Malliavin Calculus for Score-based Diffusion Models
Ehsan Mirafzali, Utkarsh Gupta, Patrick Wyrod, Frank Proske, Daniele Venturi, Razvan Marinescu
TL;DR
This work develops a rigorous Malliavin-calculus framework to obtain exact analytical expressions for the score function $\nabla_y \log p_t(y)$ of forward SDEs underlying score-based diffusion models. By leveraging the Malliavin matrix, first and second variation processes, and a Bismut-type formula, it yields closed-form score representations for linear SDEs that align with Fokker–Planck solutions, and extends to nonlinear SDEs with state-independent diffusion through a Skorokhod integral formulation. The authors provide algorithmic pipelines for both linear and nonlinear cases, including forward-variations simulation, neural estimation of conditional expectations, and reverse-time sampling guided by the Malliavin-derived score. Numerical results on synthetic datasets demonstrate competitive performance with state-of-the-art methods and offer insights into stability and discretisation in nonlinear settings, highlighting the framework's potential to generalise score-based diffusion models beyond Gaussian forward processes.

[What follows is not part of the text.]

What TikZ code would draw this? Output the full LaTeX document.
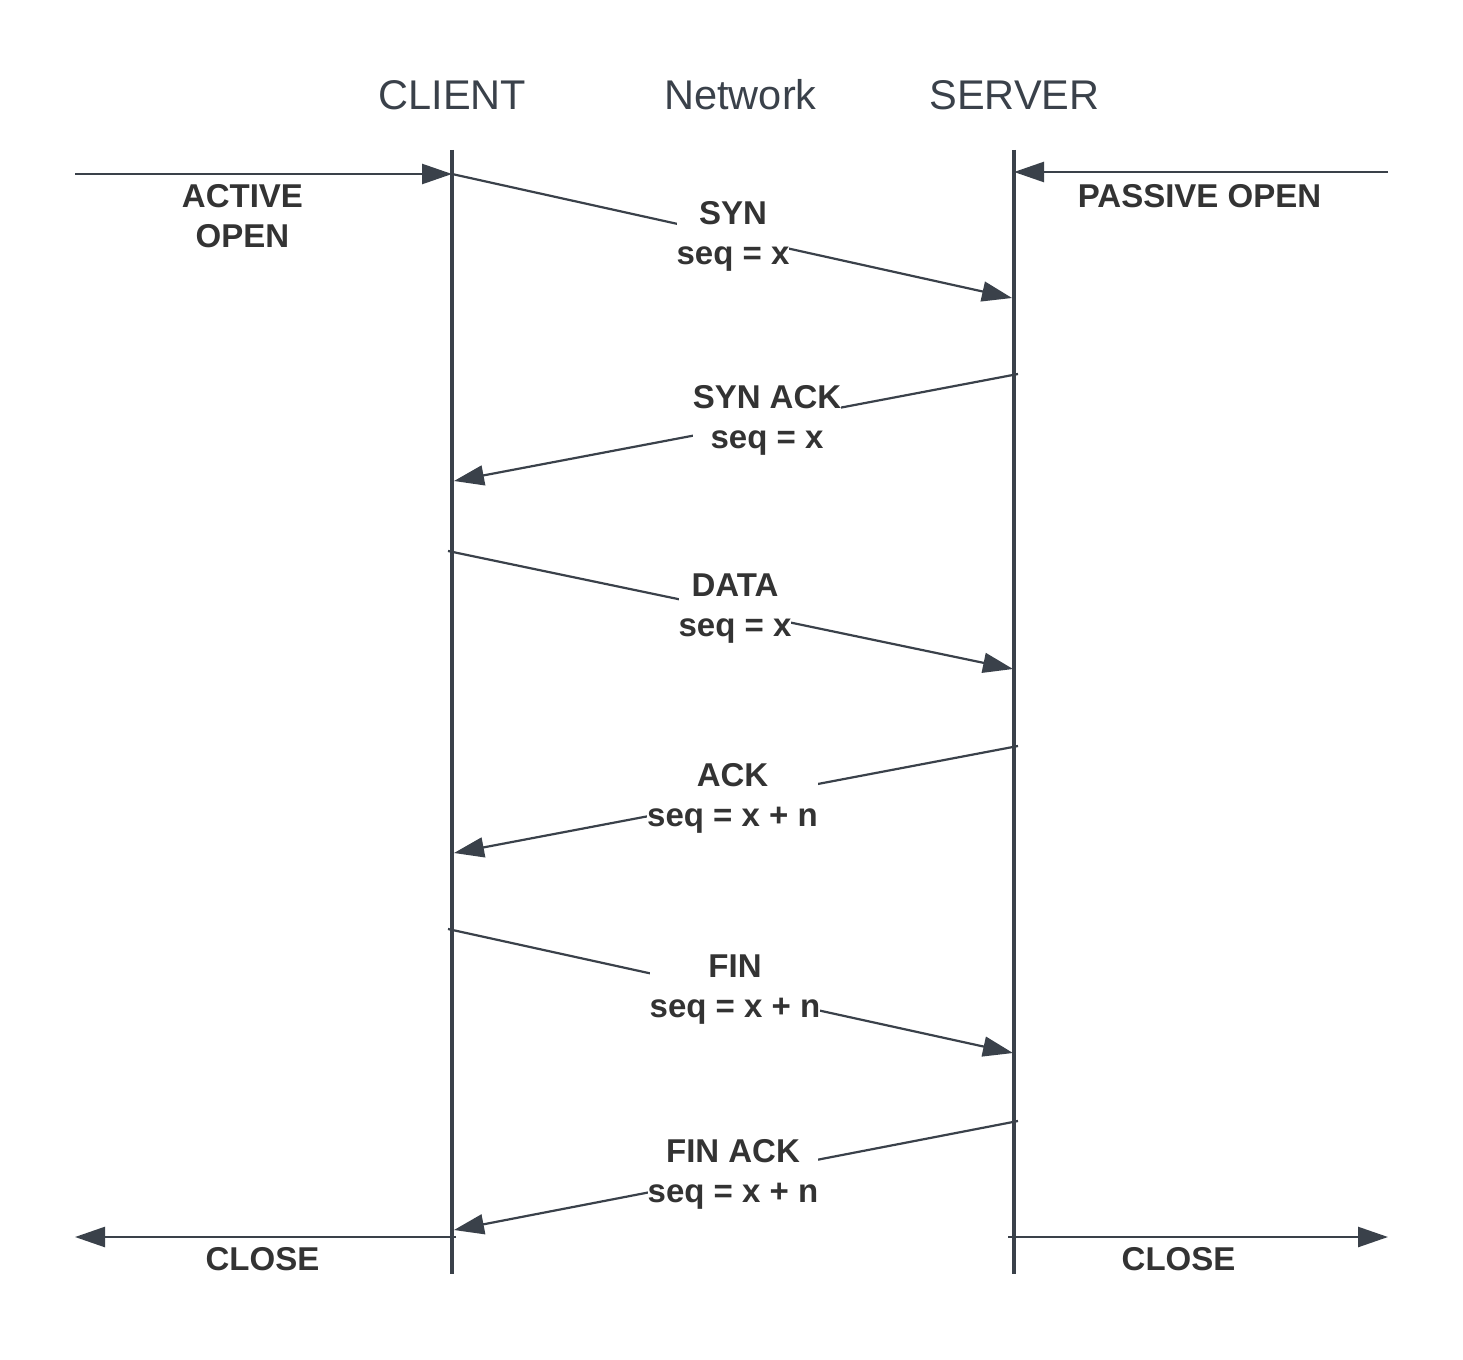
\documentclass[tikz,border=0pt]{standalone}
\usepackage{fontspec}
\setmainfont{Liberation Sans}
\usetikzlibrary{arrows.meta}
\definecolor{lineC}{HTML}{3A414A}
\definecolor{txtC}{HTML}{333333}
\begin{document}
\begin{tikzpicture}[x=1pt,y=-1pt,
  life/.style={draw=lineC, line width=3.5pt},
  msg/.style={draw=lineC, line width=2.2pt, -{Triangle[length=30pt,width=20pt]}},
  edgeA/.style={draw=lineC, line width=2.5pt, -{Triangle[length=30pt,width=20pt]}},
  lbl/.style={fill=white, inner sep=0pt, align=center, text=txtC, font=\fontsize{33}{40}\selectfont\bfseries},
  head/.style={text=lineC, inner sep=0pt, anchor=base, font=\fontsize{41.5}{48}\selectfont}]
\fill[white] (0,0) rectangle (1463,1359);
\useasboundingbox (0,0) rectangle (1463,1359);

% headers
\node[head] (client) at (452.5,110) {CLIENT};
\node[head] (network) at (740.5,110) {Network};
\node[head] (server) at (1014.5,110) {SERVER};

% coordinates
\coordinate (cT) at (452,150);
\coordinate (cB) at (452,1274);
\coordinate (sT) at (1014,150);
\coordinate (sB) at (1014,1274);
\coordinate (ao0) at (75,174);
\coordinate (ao1) at (452,174);
\coordinate (po0) at (1388,172);
\coordinate (po1) at (1014,172);
\coordinate (syn1) at (1012,298);
\coordinate (sa0) at (1018,374);
\coordinate (sa1) at (454,481);
\coordinate (d0) at (448,551);
\coordinate (d1) at (1013,669);
\coordinate (a0) at (1018,746);
\coordinate (a1) at (454,853);
\coordinate (f0) at (448,929);
\coordinate (f1) at (1013,1053);
\coordinate (fa0) at (1018,1121);
\coordinate (fa1) at (454,1230);
\coordinate (cl0) at (456,1237);
\coordinate (cl1) at (75,1237);
\coordinate (cr0) at (1008,1237);
\coordinate (cr1) at (1388,1237);

% open / close arrows
\draw[edgeA] (ao0) -- (ao1);
\draw[edgeA] (po0) -- (po1);
\draw[edgeA] (cl0) -- (cl1);
\draw[edgeA] (cr0) -- (cr1);

% messages
\draw[msg] (ao1) -- (syn1);
\draw[msg] (sa0) -- (sa1);
\draw[msg] (d0) -- (d1);
\draw[msg] (a0) -- (a1);
\draw[msg] (f0) -- (f1);
\draw[msg] (fa0) -- (fa1);

% lifelines
\draw[life] (cT) -- (cB);
\draw[life] (sT) -- (sB);

% labels
\node[lbl] (lao) at (242.5,216) {ACTIVE\\OPEN};
\node[lbl] (lpo) at (1199.5,196.5) {PASSIVE OPEN};
\node[lbl] (lsyn) at (733,236) {SYN\\seq = x};
\node[lbl] (lsa) at (767,420.5) {SYN ACK\\seq = x};
\node[lbl] (ldata) at (735,609) {DATA\\seq = x};
\node[lbl] (lack) at (732.5,798.5) {ACK\\seq = x + n};
\node[lbl] (lfin) at (735,989.5) {FIN\\seq = x + n};
\node[lbl] (lfa) at (733,1174.5) {FIN ACK\\seq = x + n};
\node[lbl] (lcl) at (262.5,1259) {CLOSE};
\node[lbl] (lcr) at (1178.5,1259) {CLOSE};
\end{tikzpicture}
\end{document}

This work grounds score-based modeling in a solid stochastic-analytic foundation, opening pathways to more expressive diffusion models and new estimation strategies for Malliavin derivatives in high dimensions.
Abstract
We introduce a new framework based on Malliavin calculus to derive exact analytical expressions for the score function $\nabla \log p_t(x)$, i.e., the gradient of the log-density associated with the solution to stochastic differential equations (SDEs). Our approach combines classical integration-by-parts techniques with modern stochastic analysis tools, such as Bismut's formula and Malliavin calculus, and it works for both linear and nonlinear SDEs. In doing so, we establish a rigorous connection between the Malliavin derivative, its adjoint, the Malliavin divergence (Skorokhod integral), and diffusion generative models, thereby providing a systematic method for computing $\nabla \log p_t(x)$. In the linear case, we present a detailed analysis showing that our formula coincides with the analytical score function derived from the solution of the Fokker--Planck equation. For nonlinear SDEs with state-independent diffusion coefficients, we derive a closed-form expression for $\nabla \log p_t(x)$. We evaluate the proposed framework across multiple generative tasks and find that its performance is comparable to state-of-the-art methods. These results can be generalised to broader classes of SDEs, paving the way for new score-based diffusion generative models.